Going into the year 2016, I had a vivid image and big plans for what I wanted the upcoming year to entail. I would be graduating college, moving out of this college town, traveling to places I've never been before, applying for "big girl" jobs and grabbing hold of any new experience that came my way.

This is going to be the year of change for me. I found myself thinking this over and over.

I was being selfish in my thoughts and my mistake was thinking that no significant change would occur until the day I graduated from college. I never expected myself to experience as much growth in an entire year as I have experienced within the last week.

Four days ago, I received a phone call from my mother telling me that my beautiful, kind, and strong cousin Sara had overdosed on heroin. Drugs have been in and out of Sara's life for years, but just knowing her and her strength I never thought it was something that could knock her down. I didn't realize how much she was struggling; I always believed she was going to find her way.

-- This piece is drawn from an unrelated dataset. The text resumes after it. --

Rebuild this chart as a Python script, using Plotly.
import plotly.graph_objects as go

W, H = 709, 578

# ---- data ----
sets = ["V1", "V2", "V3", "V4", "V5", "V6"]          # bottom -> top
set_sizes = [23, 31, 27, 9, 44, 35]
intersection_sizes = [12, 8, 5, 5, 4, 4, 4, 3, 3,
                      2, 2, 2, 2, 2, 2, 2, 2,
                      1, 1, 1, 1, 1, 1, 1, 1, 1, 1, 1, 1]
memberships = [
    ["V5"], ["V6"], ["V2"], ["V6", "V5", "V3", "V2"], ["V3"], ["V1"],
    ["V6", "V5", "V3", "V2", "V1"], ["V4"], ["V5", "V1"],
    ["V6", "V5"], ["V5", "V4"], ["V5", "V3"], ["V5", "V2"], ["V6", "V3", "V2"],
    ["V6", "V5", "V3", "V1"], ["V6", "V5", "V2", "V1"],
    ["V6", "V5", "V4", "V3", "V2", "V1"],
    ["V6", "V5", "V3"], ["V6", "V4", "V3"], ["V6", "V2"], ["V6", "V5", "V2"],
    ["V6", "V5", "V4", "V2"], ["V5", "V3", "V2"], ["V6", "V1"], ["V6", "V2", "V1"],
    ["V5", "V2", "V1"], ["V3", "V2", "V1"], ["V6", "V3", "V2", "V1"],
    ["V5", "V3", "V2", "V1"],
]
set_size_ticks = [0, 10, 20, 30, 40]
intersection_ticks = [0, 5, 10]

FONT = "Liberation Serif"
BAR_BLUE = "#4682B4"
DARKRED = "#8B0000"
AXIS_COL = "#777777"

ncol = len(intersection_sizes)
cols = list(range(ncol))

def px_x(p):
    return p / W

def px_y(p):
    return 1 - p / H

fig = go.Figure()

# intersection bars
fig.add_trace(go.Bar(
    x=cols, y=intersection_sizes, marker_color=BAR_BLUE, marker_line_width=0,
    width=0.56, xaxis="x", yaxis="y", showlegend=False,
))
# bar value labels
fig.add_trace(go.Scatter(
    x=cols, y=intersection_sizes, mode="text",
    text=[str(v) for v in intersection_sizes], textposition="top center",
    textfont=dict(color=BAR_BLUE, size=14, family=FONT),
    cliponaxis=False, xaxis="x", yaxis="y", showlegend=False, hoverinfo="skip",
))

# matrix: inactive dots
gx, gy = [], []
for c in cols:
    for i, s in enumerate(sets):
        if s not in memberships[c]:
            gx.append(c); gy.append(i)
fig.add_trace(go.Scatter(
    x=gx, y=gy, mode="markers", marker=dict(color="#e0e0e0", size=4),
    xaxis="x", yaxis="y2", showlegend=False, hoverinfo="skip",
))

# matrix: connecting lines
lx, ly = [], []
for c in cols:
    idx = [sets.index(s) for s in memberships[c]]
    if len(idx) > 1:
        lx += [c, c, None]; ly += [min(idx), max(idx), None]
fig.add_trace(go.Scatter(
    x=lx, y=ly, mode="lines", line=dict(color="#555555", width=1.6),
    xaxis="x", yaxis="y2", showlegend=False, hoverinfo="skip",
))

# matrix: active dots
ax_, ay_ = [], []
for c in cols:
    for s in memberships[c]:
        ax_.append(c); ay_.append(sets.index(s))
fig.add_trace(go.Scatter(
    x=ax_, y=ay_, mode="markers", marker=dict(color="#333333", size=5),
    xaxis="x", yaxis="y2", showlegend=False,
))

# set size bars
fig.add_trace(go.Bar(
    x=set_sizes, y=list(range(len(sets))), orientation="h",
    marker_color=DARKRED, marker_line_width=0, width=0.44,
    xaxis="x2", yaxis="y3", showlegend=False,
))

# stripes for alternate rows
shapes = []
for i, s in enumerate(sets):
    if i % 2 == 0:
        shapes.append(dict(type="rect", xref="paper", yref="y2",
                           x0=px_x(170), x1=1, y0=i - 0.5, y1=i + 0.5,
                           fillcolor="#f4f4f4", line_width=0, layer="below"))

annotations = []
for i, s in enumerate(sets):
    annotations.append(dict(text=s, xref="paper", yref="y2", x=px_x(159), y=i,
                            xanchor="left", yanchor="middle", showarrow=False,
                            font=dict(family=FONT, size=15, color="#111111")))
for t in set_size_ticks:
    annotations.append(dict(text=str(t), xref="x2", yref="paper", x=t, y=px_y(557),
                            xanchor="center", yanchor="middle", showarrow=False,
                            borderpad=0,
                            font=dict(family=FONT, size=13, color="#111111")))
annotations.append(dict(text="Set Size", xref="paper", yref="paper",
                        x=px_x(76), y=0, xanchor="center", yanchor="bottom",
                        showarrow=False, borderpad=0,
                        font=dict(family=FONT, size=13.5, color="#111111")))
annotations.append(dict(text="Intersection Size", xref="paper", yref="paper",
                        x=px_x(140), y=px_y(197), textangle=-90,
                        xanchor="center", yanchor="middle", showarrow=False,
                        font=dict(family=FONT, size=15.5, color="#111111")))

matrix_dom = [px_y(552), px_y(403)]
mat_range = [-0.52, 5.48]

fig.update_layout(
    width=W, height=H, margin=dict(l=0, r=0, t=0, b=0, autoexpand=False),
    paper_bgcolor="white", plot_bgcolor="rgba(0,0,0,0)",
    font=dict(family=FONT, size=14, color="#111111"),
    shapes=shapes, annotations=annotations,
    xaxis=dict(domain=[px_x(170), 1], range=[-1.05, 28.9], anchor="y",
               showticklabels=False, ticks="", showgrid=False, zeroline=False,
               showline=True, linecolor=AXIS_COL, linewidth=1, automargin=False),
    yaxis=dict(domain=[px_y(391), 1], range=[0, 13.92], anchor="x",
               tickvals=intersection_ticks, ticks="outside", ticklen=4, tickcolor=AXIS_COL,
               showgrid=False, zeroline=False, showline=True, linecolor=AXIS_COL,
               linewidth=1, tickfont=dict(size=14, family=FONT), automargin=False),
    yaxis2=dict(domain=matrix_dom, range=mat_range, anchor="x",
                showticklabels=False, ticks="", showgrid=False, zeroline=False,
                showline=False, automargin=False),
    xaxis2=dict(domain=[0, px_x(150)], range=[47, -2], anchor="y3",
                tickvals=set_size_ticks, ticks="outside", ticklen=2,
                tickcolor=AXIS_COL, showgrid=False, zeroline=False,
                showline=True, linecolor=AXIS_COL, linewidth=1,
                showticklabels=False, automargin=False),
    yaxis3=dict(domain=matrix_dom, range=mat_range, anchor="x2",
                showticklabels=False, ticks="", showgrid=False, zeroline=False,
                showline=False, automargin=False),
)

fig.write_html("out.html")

It was a reality check, really. It opened my eyes to the fact that even the people in my life who I put up on the highest pedestal could be fighting demons that I have absolutely no idea about.

Currently, Sara remains on life support and is fighting for her life. The doctors have tried many different tests in order to regain her brain activity but nothing has worked yet. The chances of her opening her eyes and coming back to us are extremely low; it would be a miracle but I won't stop believing.

Sara has a tattoo on her shoulder that says "amore per sempre" which means "forever love" in Italian. This is a constant reminder to me of what a loving soul she has always been to me and everyone surrounding her. I want to be more like her in this way, and I now find myself changing my image of what I want 2016 to look like for myself.

My goal is for all of my friends, family and loved ones to know and never question how much I love and support them. If I know someone in my life is struggling I'll never let them believe that they are alone.

Most people don't have the confidence in themselves to face battles like these alone, nor the strength to reach out for help when needed. The simple act of reaching out to someone to tell them you love them and you're there for them can be all the encouragement in the world.

I'm praying every day for my cousin to come back to us but no matter the outcome, I can truly say Sara has impacted my life for the better. I will only remember her as the loving, witty, exuberant person she has always been and will admire her strength forever.